◆ Given problem:
Leaving out the pictures, transcribe all of the records faithfully.

◆ Information supplied:
########################################

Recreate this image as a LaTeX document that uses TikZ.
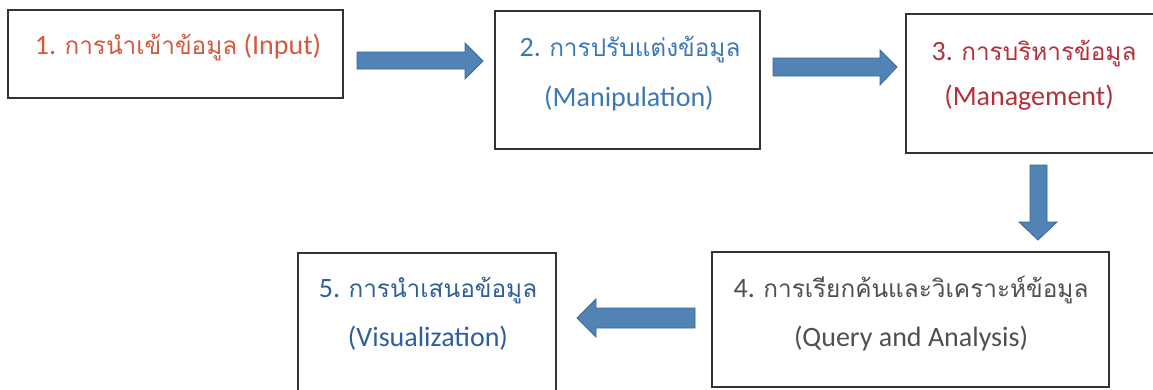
\documentclass[tikz,border=0pt]{standalone}
\usepackage{fontspec}
\setmainfont{Carlito}
\newfontfamily\thai[Script=Thai,Scale=0.87]{Loma}
\definecolor{tOrange}{HTML}{D5583C}
\definecolor{tBlue}{HTML}{3B78B8}
\definecolor{tRed}{HTML}{B2303A}
\definecolor{tGray}{HTML}{4F4F4F}
\definecolor{tNavy}{HTML}{2F5E9C}
\definecolor{arrFill}{HTML}{5283B5}
\definecolor{arrLine}{HTML}{3A6893}
\definecolor{boxLine}{HTML}{333333}
\begin{document}
\begin{tikzpicture}[x=1pt,y=-1pt,
  box/.style={draw=boxLine, line width=1.4pt, rectangle, anchor=north west, inner sep=0pt, outer sep=0pt},
  lbl/.style={anchor=base, inner sep=0pt, font=\fontsize{28}{34}\selectfont},
  blockarr/.style={fill=arrFill, draw=arrLine, line width=0.8pt, line join=miter}]
\useasboundingbox (0,0) rectangle (1153,389);
% boxes
\node[box, minimum width=335pt, minimum height=88pt] (b1) at (8,10) {};
\node[box, minimum width=265pt, minimum height=138pt] (b2) at (495,11) {};
\node[box, minimum width=260pt, minimum height=139pt] (b3) at (906,14) {};
\node[box, minimum width=397pt, minimum height=135pt] (b4) at (712,252) {};
\node[box, minimum width=258pt, minimum height=150pt] (b5) at (298,253) {};
% texts
\node[lbl, text=tOrange] (t1) at (178,54) {1. {\thai การนำเข้าข้อมูล} (Input)};
\node[lbl, text=tBlue] (t2a) at (630,56) {2. {\thai การปรับแต่งข้อมูล}};
\node[lbl, text=tBlue] (t2b) at (629,106) {(Manipulation)};
\node[lbl, text=tRed] (t3a) at (1034,60) {3. {\thai การบริหารข้อมูล}};
\node[lbl, text=tRed] (t3b) at (1029,105) {(Management)};
\node[lbl, text=tGray] (t4a) at (911,297) {4. {\thai การเรียกค้นและวิเคราะห์ข้อมูล}};
\node[lbl, text=tGray] (t4b) at (911,346) {(Query and Analysis)};
\node[lbl, text=tNavy] (t5a) at (428,297) {5. {\thai การนำเสนอข้อมูล}};
\node[lbl, text=tNavy] (t5b) at (428,346) {(Visualization)};
% block arrows
\draw[blockarr] (357,52) -- (465,52) -- (465,43) -- (483,61) -- (465,79) -- (465,69) -- (357,69) -- cycle;
\draw[blockarr] (773,58) -- (880,58) -- (880,50) -- (897,67) -- (880,85) -- (880,76) -- (773,76) -- cycle;
\draw[blockarr] (1030,165) -- (1047,165) -- (1047,222) -- (1057,222) -- (1038,240) -- (1019,222) -- (1030,222) -- cycle;
\draw[blockarr] (695,308) -- (596,308) -- (596,299) -- (577,318) -- (596,337) -- (596,328) -- (695,328) -- cycle;
\end{tikzpicture}
\end{document}
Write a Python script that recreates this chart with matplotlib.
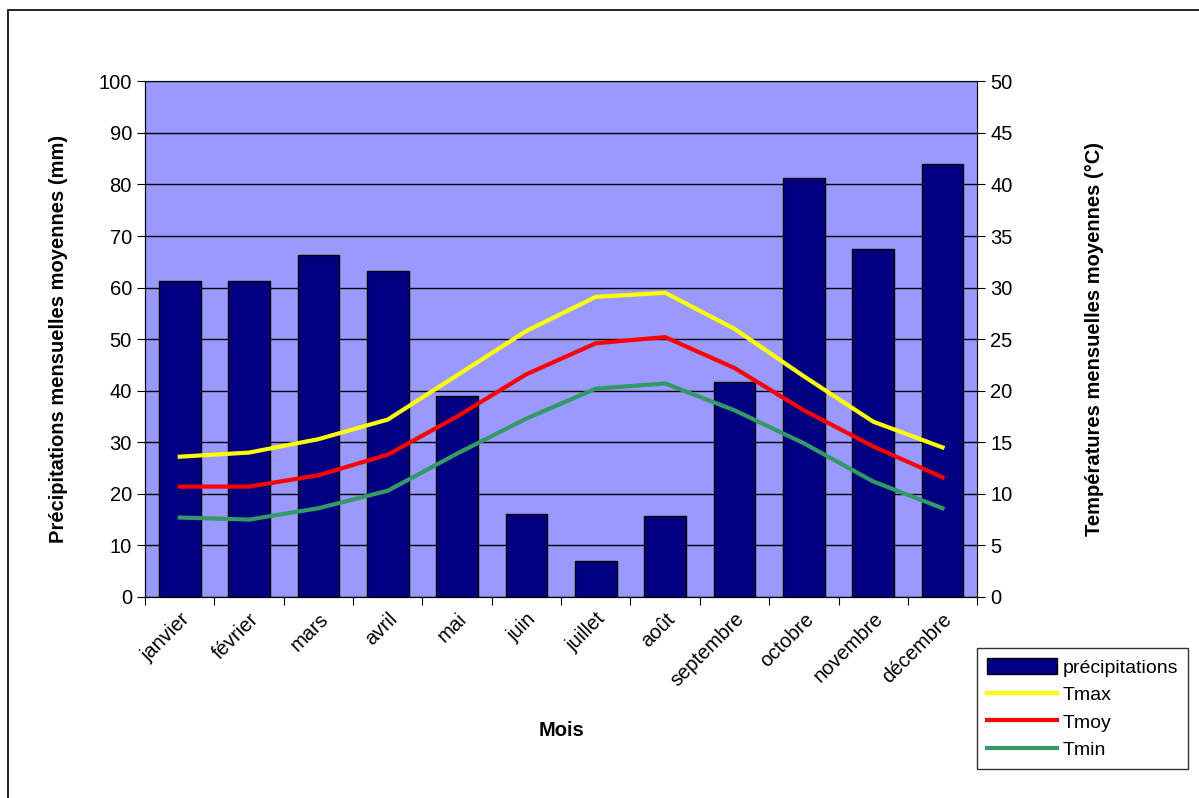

########################################

◆ The response:
Recreate this image as a LaTeX document that uses TikZ.
\documentclass[tikz,border=0pt]{standalone}
\usepackage{fontspec}
\setmainfont{Carlito}
\newfontfamily\thai[Script=Thai,Scale=0.87]{Loma}
\definecolor{tOrange}{HTML}{D5583C}
\definecolor{tBlue}{HTML}{3B78B8}
\definecolor{tRed}{HTML}{B2303A}
\definecolor{tGray}{HTML}{4F4F4F}
\definecolor{tNavy}{HTML}{2F5E9C}
\definecolor{arrFill}{HTML}{5283B5}
\definecolor{arrLine}{HTML}{3A6893}
\definecolor{boxLine}{HTML}{333333}
\begin{document}
\begin{tikzpicture}[x=1pt,y=-1pt,
  box/.style={draw=boxLine, line width=1.4pt, rectangle, anchor=north west, inner sep=0pt, outer sep=0pt},
  lbl/.style={anchor=base, inner sep=0pt, font=\fontsize{28}{34}\selectfont},
  blockarr/.style={fill=arrFill, draw=arrLine, line width=0.8pt, line join=miter}]
\useasboundingbox (0,0) rectangle (1153,389);
% boxes
\node[box, minimum width=335pt, minimum height=88pt] (b1) at (8,10) {};
\node[box, minimum width=265pt, minimum height=138pt] (b2) at (495,11) {};
\node[box, minimum width=260pt, minimum height=139pt] (b3) at (906,14) {};
\node[box, minimum width=397pt, minimum height=135pt] (b4) at (712,252) {};
\node[box, minimum width=258pt, minimum height=150pt] (b5) at (298,253) {};
% texts
\node[lbl, text=tOrange] (t1) at (178,54) {1. {\thai การนำเข้าข้อมูล} (Input)};
\node[lbl, text=tBlue] (t2a) at (630,56) {2. {\thai การปรับแต่งข้อมูล}};
\node[lbl, text=tBlue] (t2b) at (629,106) {(Manipulation)};
\node[lbl, text=tRed] (t3a) at (1034,60) {3. {\thai การบริหารข้อมูล}};
\node[lbl, text=tRed] (t3b) at (1029,105) {(Management)};
\node[lbl, text=tGray] (t4a) at (911,297) {4. {\thai การเรียกค้นและวิเคราะห์ข้อมูล}};
\node[lbl, text=tGray] (t4b) at (911,346) {(Query and Analysis)};
\node[lbl, text=tNavy] (t5a) at (428,297) {5. {\thai การนำเสนอข้อมูล}};
\node[lbl, text=tNavy] (t5b) at (428,346) {(Visualization)};
% block arrows
\draw[blockarr] (357,52) -- (465,52) -- (465,43) -- (483,61) -- (465,79) -- (465,69) -- (357,69) -- cycle;
\draw[blockarr] (773,58) -- (880,58) -- (880,50) -- (897,67) -- (880,85) -- (880,76) -- (773,76) -- cycle;
\draw[blockarr] (1030,165) -- (1047,165) -- (1047,222) -- (1057,222) -- (1038,240) -- (1019,222) -- (1030,222) -- cycle;
\draw[blockarr] (695,308) -- (596,308) -- (596,299) -- (577,318) -- (596,337) -- (596,328) -- (695,328) -- cycle;
\end{tikzpicture}
\end{document}
Write a Python script that recreates this chart with matplotlib.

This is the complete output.